What is being asked
Take the listing from its first line through the line that contains "const trendY = [7.0, 23.2];" and please retype those lines exactly, leaving out the pictures.

Supplied information
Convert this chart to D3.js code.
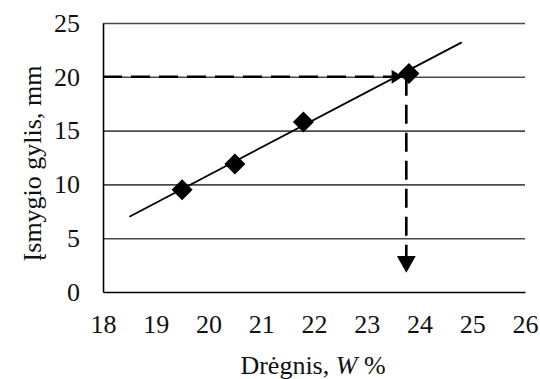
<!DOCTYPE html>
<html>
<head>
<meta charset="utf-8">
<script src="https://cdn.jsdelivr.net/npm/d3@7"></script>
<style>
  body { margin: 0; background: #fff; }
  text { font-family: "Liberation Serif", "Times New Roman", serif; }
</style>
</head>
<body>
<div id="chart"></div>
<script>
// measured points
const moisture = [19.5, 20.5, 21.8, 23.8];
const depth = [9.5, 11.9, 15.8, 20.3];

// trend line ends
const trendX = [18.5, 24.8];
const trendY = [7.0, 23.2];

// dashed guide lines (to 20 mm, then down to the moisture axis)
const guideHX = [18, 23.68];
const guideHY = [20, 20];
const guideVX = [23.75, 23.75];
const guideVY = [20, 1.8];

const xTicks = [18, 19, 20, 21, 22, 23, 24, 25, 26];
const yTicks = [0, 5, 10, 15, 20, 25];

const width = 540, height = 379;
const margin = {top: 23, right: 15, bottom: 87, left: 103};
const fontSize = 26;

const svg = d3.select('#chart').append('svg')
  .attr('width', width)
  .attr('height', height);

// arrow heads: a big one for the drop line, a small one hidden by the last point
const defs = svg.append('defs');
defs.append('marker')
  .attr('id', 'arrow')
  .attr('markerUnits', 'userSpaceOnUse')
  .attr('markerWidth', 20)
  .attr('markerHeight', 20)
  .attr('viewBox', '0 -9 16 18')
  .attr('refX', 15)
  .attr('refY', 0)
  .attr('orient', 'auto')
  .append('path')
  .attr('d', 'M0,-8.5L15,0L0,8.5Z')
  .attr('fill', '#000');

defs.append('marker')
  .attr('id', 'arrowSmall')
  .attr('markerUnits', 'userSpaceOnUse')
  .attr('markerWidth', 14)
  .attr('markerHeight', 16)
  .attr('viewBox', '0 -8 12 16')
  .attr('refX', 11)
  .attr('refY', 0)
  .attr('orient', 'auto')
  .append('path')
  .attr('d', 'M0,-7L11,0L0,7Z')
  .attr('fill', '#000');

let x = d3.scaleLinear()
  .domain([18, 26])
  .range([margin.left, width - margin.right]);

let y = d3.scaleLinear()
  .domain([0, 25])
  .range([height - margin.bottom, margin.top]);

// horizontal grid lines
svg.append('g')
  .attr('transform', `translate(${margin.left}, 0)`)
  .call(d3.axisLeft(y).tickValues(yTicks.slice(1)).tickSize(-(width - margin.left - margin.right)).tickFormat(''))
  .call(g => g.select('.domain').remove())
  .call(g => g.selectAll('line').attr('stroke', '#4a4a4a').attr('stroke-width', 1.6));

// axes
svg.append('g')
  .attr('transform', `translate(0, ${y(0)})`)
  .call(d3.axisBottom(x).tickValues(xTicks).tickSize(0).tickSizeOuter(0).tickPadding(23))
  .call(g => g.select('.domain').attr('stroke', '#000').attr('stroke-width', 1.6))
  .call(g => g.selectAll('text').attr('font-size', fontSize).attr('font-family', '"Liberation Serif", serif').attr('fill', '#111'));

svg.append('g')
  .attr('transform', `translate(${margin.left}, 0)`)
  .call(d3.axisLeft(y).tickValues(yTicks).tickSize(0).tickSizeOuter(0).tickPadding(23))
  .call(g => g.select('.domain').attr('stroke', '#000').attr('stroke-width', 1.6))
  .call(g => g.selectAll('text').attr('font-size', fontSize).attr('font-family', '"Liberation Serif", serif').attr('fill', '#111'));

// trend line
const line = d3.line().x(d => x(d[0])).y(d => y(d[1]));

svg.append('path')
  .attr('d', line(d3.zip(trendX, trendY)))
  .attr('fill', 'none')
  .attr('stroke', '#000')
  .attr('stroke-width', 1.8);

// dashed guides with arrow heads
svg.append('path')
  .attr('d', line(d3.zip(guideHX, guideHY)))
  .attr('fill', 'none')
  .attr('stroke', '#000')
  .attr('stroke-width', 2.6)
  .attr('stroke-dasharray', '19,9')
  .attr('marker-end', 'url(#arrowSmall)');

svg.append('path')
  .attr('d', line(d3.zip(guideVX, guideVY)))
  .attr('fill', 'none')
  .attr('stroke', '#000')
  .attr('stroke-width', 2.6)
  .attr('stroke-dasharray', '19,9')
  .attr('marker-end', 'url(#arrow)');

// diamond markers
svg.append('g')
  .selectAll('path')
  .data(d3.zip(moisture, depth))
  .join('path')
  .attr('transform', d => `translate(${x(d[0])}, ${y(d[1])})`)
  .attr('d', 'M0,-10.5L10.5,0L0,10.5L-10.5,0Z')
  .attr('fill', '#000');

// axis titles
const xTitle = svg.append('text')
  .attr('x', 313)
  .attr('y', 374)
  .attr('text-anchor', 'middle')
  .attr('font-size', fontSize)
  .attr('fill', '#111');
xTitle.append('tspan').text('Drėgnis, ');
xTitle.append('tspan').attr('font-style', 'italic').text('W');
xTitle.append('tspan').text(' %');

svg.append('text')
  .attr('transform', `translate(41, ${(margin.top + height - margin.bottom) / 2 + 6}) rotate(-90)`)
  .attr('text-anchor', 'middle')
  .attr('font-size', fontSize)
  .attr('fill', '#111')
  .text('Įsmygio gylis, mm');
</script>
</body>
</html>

Task result
Convert this chart to D3.js code.
<!DOCTYPE html>
<html>
<head>
<meta charset="utf-8">
<script src="https://cdn.jsdelivr.net/npm/d3@7"></script>
<style>
  body { margin: 0; background: #fff; }
  text { font-family: "Liberation Serif", "Times New Roman", serif; }
</style>
</head>
<body>
<div id="chart"></div>
<script>
// measured points
const moisture = [19.5, 20.5, 21.8, 23.8];
const depth = [9.5, 11.9, 15.8, 20.3];

// trend line ends
const trendX = [18.5, 24.8];
const trendY = [7.0, 23.2];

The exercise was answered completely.